REQUIREMENTS:
Transcribe every line, keeping it exact.

COLLECTED MATERIAL:
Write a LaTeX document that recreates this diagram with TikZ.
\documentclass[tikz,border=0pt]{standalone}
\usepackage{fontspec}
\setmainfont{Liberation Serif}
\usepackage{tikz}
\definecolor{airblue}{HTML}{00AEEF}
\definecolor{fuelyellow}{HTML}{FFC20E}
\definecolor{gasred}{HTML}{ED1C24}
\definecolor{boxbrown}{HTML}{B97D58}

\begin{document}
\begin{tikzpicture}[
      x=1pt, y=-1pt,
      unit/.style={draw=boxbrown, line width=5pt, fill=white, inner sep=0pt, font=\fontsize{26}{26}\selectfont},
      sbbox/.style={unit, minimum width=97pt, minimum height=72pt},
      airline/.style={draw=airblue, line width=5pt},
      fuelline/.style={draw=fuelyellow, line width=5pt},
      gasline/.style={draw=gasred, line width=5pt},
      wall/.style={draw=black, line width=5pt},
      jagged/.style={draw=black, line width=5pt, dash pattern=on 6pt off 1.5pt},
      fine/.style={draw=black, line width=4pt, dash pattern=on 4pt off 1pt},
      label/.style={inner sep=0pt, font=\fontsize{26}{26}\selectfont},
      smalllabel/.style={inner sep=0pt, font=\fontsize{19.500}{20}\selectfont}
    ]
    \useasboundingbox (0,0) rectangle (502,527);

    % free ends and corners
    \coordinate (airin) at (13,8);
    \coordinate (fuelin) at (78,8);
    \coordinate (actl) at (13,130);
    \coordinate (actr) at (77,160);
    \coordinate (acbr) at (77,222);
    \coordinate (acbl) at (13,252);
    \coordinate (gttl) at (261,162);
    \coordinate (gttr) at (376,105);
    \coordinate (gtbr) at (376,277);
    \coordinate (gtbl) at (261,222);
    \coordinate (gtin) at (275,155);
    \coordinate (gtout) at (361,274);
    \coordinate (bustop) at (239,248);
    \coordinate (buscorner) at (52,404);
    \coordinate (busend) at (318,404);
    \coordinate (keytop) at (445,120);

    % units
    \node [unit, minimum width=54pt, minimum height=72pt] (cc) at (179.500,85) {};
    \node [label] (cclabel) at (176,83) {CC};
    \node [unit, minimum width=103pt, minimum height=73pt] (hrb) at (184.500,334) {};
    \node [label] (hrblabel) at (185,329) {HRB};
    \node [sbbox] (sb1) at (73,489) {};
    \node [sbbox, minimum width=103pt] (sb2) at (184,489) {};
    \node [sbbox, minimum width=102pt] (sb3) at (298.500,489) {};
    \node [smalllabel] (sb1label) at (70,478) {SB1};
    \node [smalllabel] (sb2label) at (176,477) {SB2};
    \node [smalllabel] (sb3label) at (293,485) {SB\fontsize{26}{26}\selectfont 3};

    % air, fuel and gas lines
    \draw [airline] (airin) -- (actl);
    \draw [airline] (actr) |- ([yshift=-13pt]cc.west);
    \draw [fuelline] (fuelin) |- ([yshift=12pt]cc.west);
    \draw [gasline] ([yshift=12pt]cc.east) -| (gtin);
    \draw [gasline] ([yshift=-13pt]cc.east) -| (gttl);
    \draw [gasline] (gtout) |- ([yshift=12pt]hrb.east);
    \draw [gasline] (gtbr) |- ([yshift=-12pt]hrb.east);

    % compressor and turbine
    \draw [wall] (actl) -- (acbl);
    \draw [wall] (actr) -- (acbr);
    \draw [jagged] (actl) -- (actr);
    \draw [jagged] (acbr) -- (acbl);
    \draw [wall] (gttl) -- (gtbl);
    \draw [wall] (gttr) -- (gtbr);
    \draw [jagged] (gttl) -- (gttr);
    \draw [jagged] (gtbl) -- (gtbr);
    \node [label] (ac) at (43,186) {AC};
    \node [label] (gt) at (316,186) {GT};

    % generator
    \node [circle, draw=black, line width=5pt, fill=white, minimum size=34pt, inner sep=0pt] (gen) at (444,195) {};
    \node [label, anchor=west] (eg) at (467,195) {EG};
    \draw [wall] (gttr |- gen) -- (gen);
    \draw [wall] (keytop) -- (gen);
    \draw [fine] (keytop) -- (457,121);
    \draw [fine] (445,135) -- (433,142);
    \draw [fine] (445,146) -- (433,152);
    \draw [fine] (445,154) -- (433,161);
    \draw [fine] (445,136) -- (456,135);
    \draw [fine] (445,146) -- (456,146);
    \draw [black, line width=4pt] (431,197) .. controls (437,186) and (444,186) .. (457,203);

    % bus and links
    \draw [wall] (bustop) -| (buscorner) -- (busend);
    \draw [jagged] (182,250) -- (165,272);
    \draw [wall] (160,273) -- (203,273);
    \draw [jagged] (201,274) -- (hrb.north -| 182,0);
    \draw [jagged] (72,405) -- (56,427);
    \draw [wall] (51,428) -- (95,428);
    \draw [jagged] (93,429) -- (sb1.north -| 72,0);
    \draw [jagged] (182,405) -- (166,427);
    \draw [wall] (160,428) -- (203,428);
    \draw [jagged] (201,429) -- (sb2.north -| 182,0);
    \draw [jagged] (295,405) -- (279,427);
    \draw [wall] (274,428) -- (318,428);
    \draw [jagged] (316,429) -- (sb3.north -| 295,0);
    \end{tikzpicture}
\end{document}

THE REPLY:
Write a LaTeX document that recreates this diagram with TikZ.
\documentclass[tikz,border=0pt]{standalone}
\usepackage{fontspec}
\setmainfont{Liberation Serif}
\usepackage{tikz}
\definecolor{airblue}{HTML}{00AEEF}
\definecolor{fuelyellow}{HTML}{FFC20E}
\definecolor{gasred}{HTML}{ED1C24}
\definecolor{boxbrown}{HTML}{B97D58}

\begin{document}
\begin{tikzpicture}[
      x=1pt, y=-1pt,
      unit/.style={draw=boxbrown, line width=5pt, fill=white, inner sep=0pt, font=\fontsize{26}{26}\selectfont},
      sbbox/.style={unit, minimum width=97pt, minimum height=72pt},
      airline/.style={draw=airblue, line width=5pt},
      fuelline/.style={draw=fuelyellow, line width=5pt},
      gasline/.style={draw=gasred, line width=5pt},
      wall/.style={draw=black, line width=5pt},
      jagged/.style={draw=black, line width=5pt, dash pattern=on 6pt off 1.5pt},
      fine/.style={draw=black, line width=4pt, dash pattern=on 4pt off 1pt},
      label/.style={inner sep=0pt, font=\fontsize{26}{26}\selectfont},
      smalllabel/.style={inner sep=0pt, font=\fontsize{19.500}{20}\selectfont}
    ]
    \useasboundingbox (0,0) rectangle (502,527);

    % free ends and corners
    \coordinate (airin) at (13,8);
    \coordinate (fuelin) at (78,8);
    \coordinate (actl) at (13,130);
    \coordinate (actr) at (77,160);
    \coordinate (acbr) at (77,222);
    \coordinate (acbl) at (13,252);
    \coordinate (gttl) at (261,162);
    \coordinate (gttr) at (376,105);
    \coordinate (gtbr) at (376,277);
    \coordinate (gtbl) at (261,222);
    \coordinate (gtin) at (275,155);
    \coordinate (gtout) at (361,274);
    \coordinate (bustop) at (239,248);
    \coordinate (buscorner) at (52,404);
    \coordinate (busend) at (318,404);
    \coordinate (keytop) at (445,120);

    % units
    \node [unit, minimum width=54pt, minimum height=72pt] (cc) at (179.500,85) {};
    \node [label] (cclabel) at (176,83) {CC};
    \node [unit, minimum width=103pt, minimum height=73pt] (hrb) at (184.500,334) {};
    \node [label] (hrblabel) at (185,329) {HRB};
    \node [sbbox] (sb1) at (73,489) {};
    \node [sbbox, minimum width=103pt] (sb2) at (184,489) {};
    \node [sbbox, minimum width=102pt] (sb3) at (298.500,489) {};
    \node [smalllabel] (sb1label) at (70,478) {SB1};
    \node [smalllabel] (sb2label) at (176,477) {SB2};
    \node [smalllabel] (sb3label) at (293,485) {SB\fontsize{26}{26}\selectfont 3};

    % air, fuel and gas lines
    \draw [airline] (airin) -- (actl);
    \draw [airline] (actr) |- ([yshift=-13pt]cc.west);
    \draw [fuelline] (fuelin) |- ([yshift=12pt]cc.west);
    \draw [gasline] ([yshift=12pt]cc.east) -| (gtin);
    \draw [gasline] ([yshift=-13pt]cc.east) -| (gttl);
    \draw [gasline] (gtout) |- ([yshift=12pt]hrb.east);
    \draw [gasline] (gtbr) |- ([yshift=-12pt]hrb.east);

    % compressor and turbine
    \draw [wall] (actl) -- (acbl);
    \draw [wall] (actr) -- (acbr);
    \draw [jagged] (actl) -- (actr);
    \draw [jagged] (acbr) -- (acbl);
    \draw [wall] (gttl) -- (gtbl);
    \draw [wall] (gttr) -- (gtbr);
    \draw [jagged] (gttl) -- (gttr);
    \draw [jagged] (gtbl) -- (gtbr);
    \node [label] (ac) at (43,186) {AC};
    \node [label] (gt) at (316,186) {GT};

    % generator
    \node [circle, draw=black, line width=5pt, fill=white, minimum size=34pt, inner sep=0pt] (gen) at (444,195) {};
    \node [label, anchor=west] (eg) at (467,195) {EG};
    \draw [wall] (gttr |- gen) -- (gen);
    \draw [wall] (keytop) -- (gen);
    \draw [fine] (keytop) -- (457,121);
    \draw [fine] (445,135) -- (433,142);
    \draw [fine] (445,146) -- (433,152);
    \draw [fine] (445,154) -- (433,161);
    \draw [fine] (445,136) -- (456,135);
    \draw [fine] (445,146) -- (456,146);
    \draw [black, line width=4pt] (431,197) .. controls (437,186) and (444,186) .. (457,203);

    % bus and links
    \draw [wall] (bustop) -| (buscorner) -- (busend);
    \draw [jagged] (182,250) -- (165,272);
    \draw [wall] (160,273) -- (203,273);
    \draw [jagged] (201,274) -- (hrb.north -| 182,0);
    \draw [jagged] (72,405) -- (56,427);
    \draw [wall] (51,428) -- (95,428);
    \draw [jagged] (93,429) -- (sb1.north -| 72,0);
    \draw [jagged] (182,405) -- (166,427);
    \draw [wall] (160,428) -- (203,428);
    \draw [jagged] (201,429) -- (sb2.north -| 182,0);
    \draw [jagged] (295,405) -- (279,427);
    \draw [wall] (274,428) -- (318,428);
    \draw [jagged] (316,429) -- (sb3.north -| 295,0);
    \end{tikzpicture}
\end{document}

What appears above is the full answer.